Editors Note:


EDITOR'S NOTE: Fresh off a three year managerial stint, your friendly neighborhood lenslinger is back on the street and under heavy deadline. As the numbing effects of his self-imposed containment wear off, vexing reflections and pithy epistles are sure to follow...

Friday, October 15, 2010

Dreaming Under Deadline...


We were seconds away from our live shot when the drugs kicked in -- but, really, THAT'S a story for another post. What I want to talk to you about tonight are dreams. I have 'em all the time: irrational passion plays, nonsensical operas, psychedelic slide shows. Out of nowhere they catch my mind's eye and before I know it I'm scaling the drapery in some vexing quest that can never be fully explained to a spouse who has to be awake in a couple of hours. I blame my job - as most every scenario I end up wrestling the ottoman over starts off with me and my gear traipsing over some twisted news-scape. Look - those trees are holding a press conference! And if I'm not mistaken, the ribbon those aardvarks are cutting is made of frozen gravy! Good thing I can transmit it all back to the mother ship with this handy neon egg-beater suddenly growing out of my forehead! How else would I make it through that long plastic hallway in time enough to stitch all those eyeballs and diaries together?

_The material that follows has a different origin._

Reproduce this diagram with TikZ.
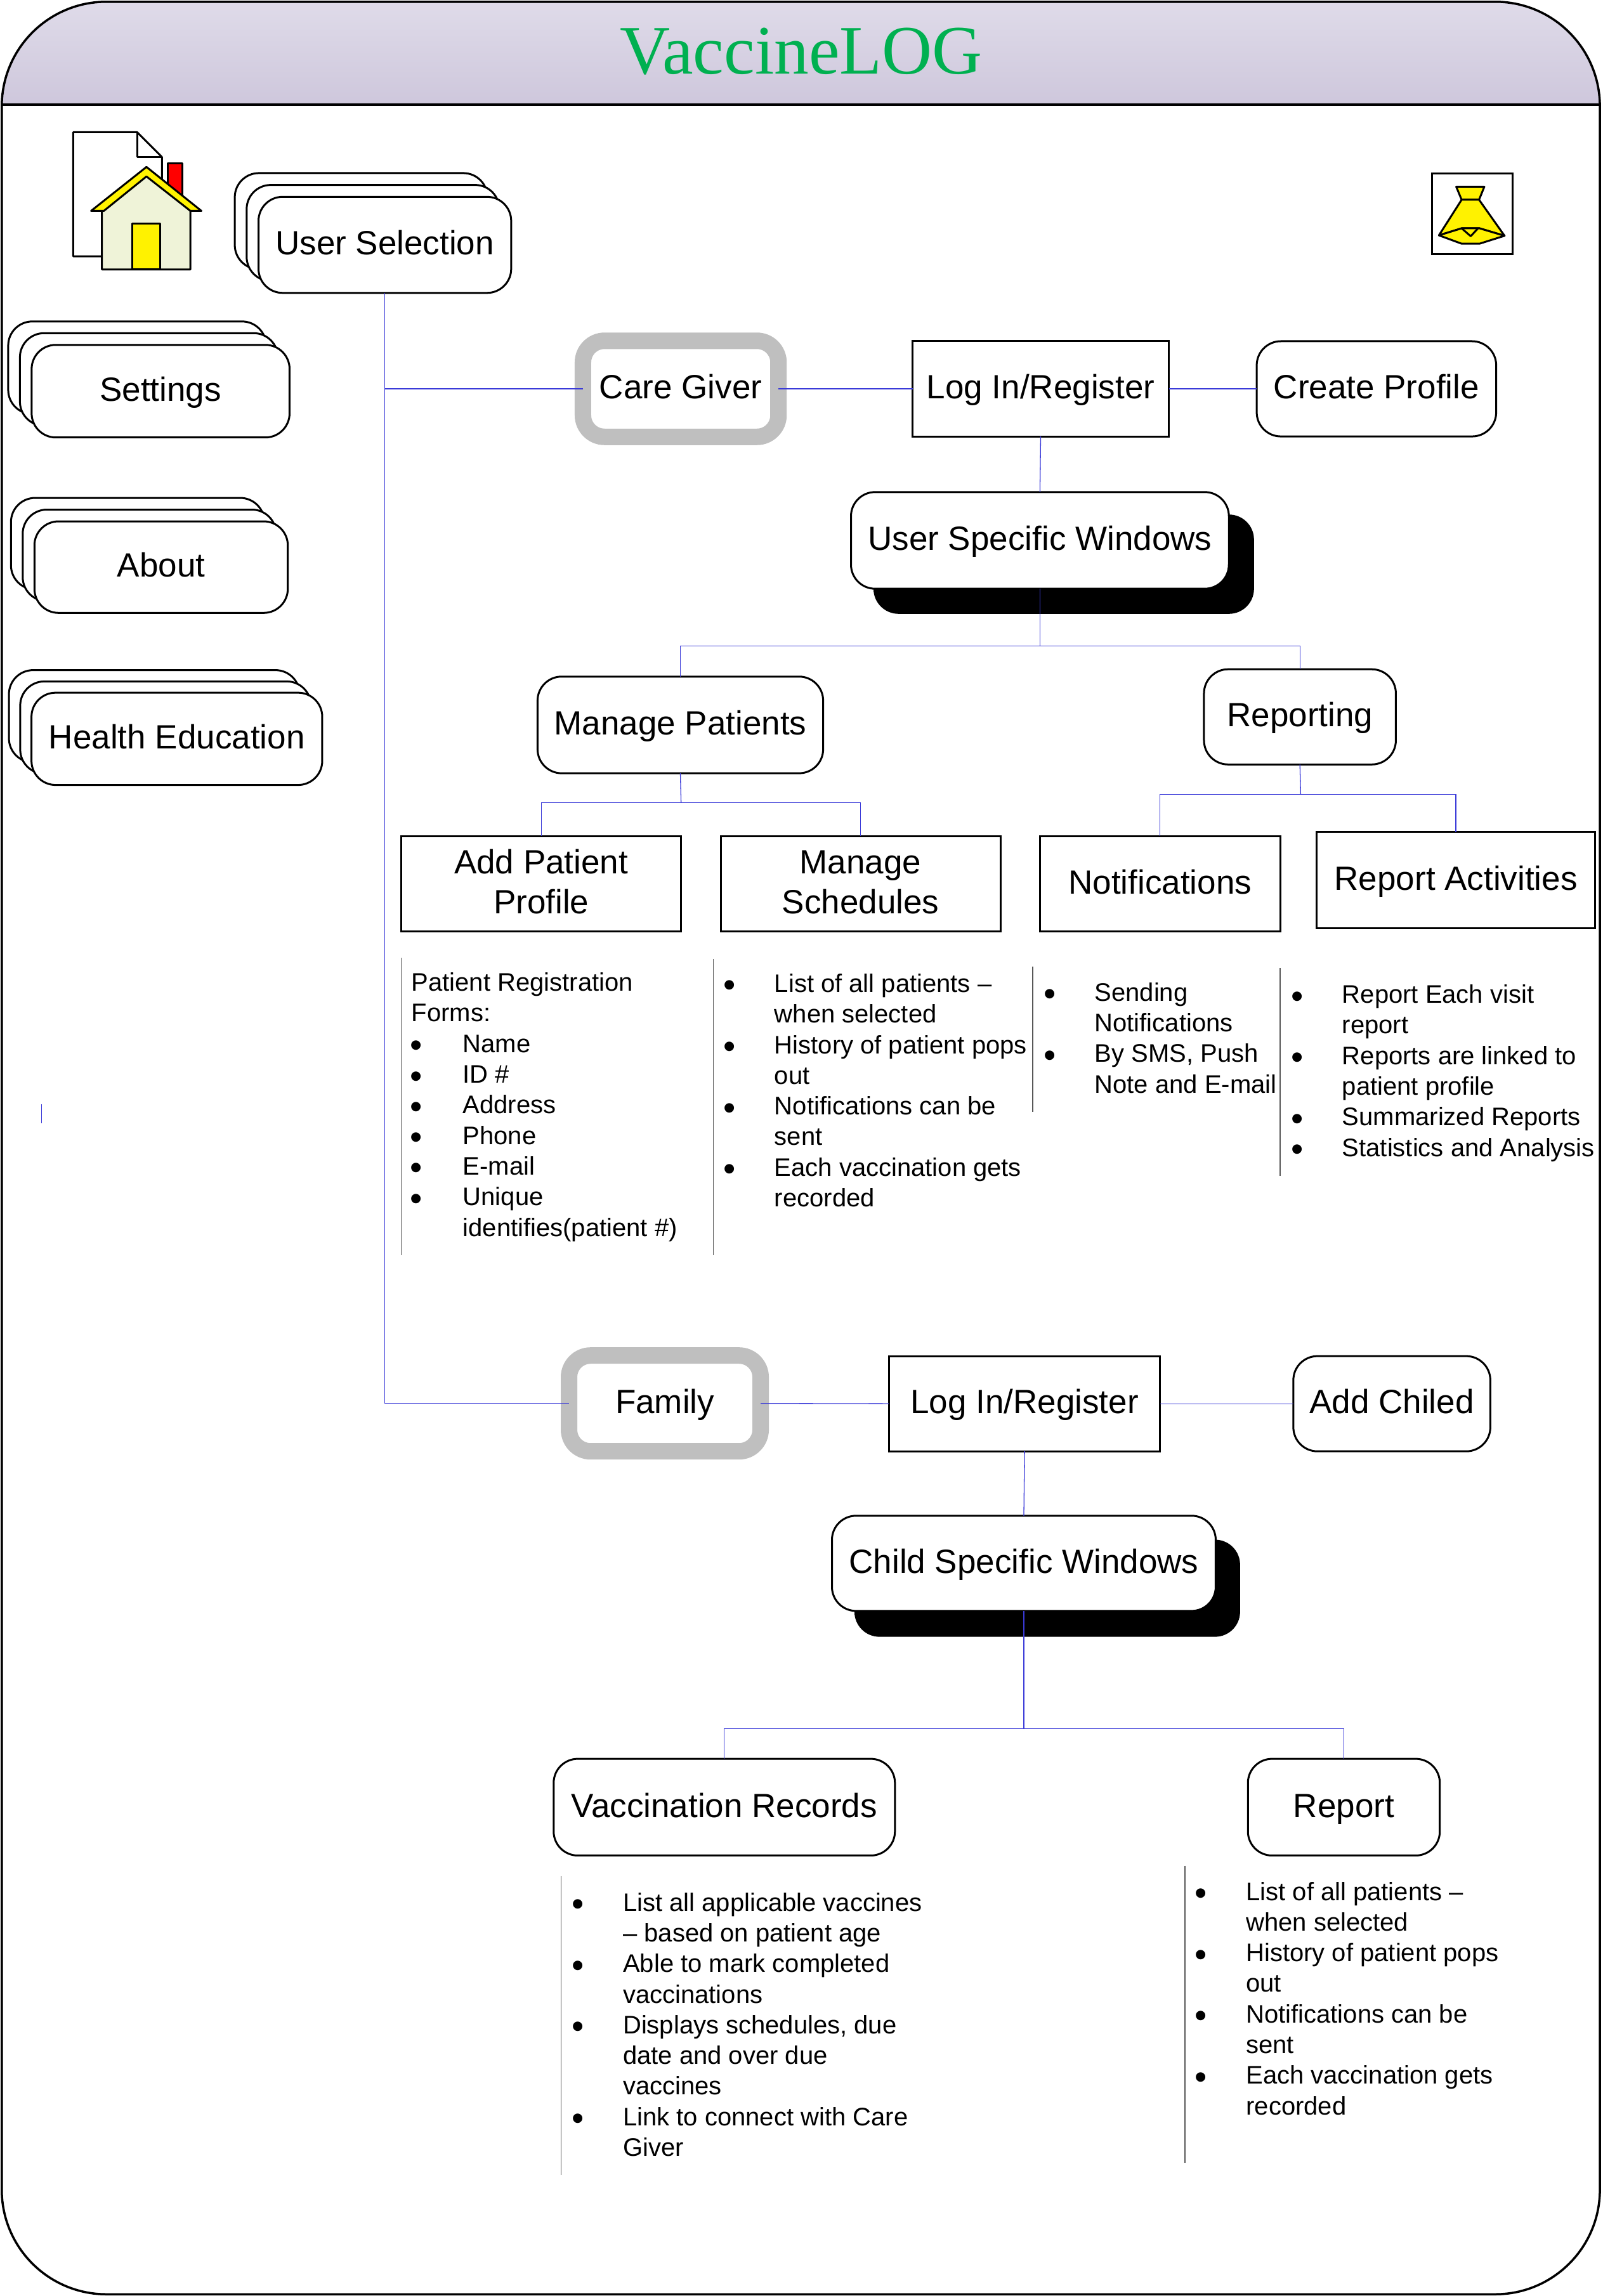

Don't answer that. Just know that when I do turn in, the deadlines keep coming. Why else would I wander through dreamland with a hundred pounds of the finest recording equipment 1974 ever chose to forget? I mean, it's pathetic enough trudging through this realm with a viewfinder in my face. Must I do so from the sanctity of my thirty year old Shazam(!) pajamas? (Don't ask.) Better yet, get the hell out of my dream! Must I share everything with you people? Can't a fella craft paragraphs that go nowhere withOUT insisting tens of citizens waste their time trying to decipher what are merely finger exercises? Again, your input is far from needed, as I'm obviously just choosing which delusion I'll use to scare the therapist I'm not seeing. Otherwise, how's a guy like me supposed to sleep? You know how many times I've slept-walked from crack-house to palace with faraway eyes - only to end up in some edit bay haze with only a panicky page from a producer down the hall to me distort my sordid torp ----

ZZZZZZ.... (Thanks to Rad for the disturbing photo!)

2 comments:

Anonymous said...

Hey! I recognize that picture. Maybe YOU can explain it to me. Freaked me out when I saw those guys.

Rad

turdpolisher said...

dude, you need to lay off the coffee.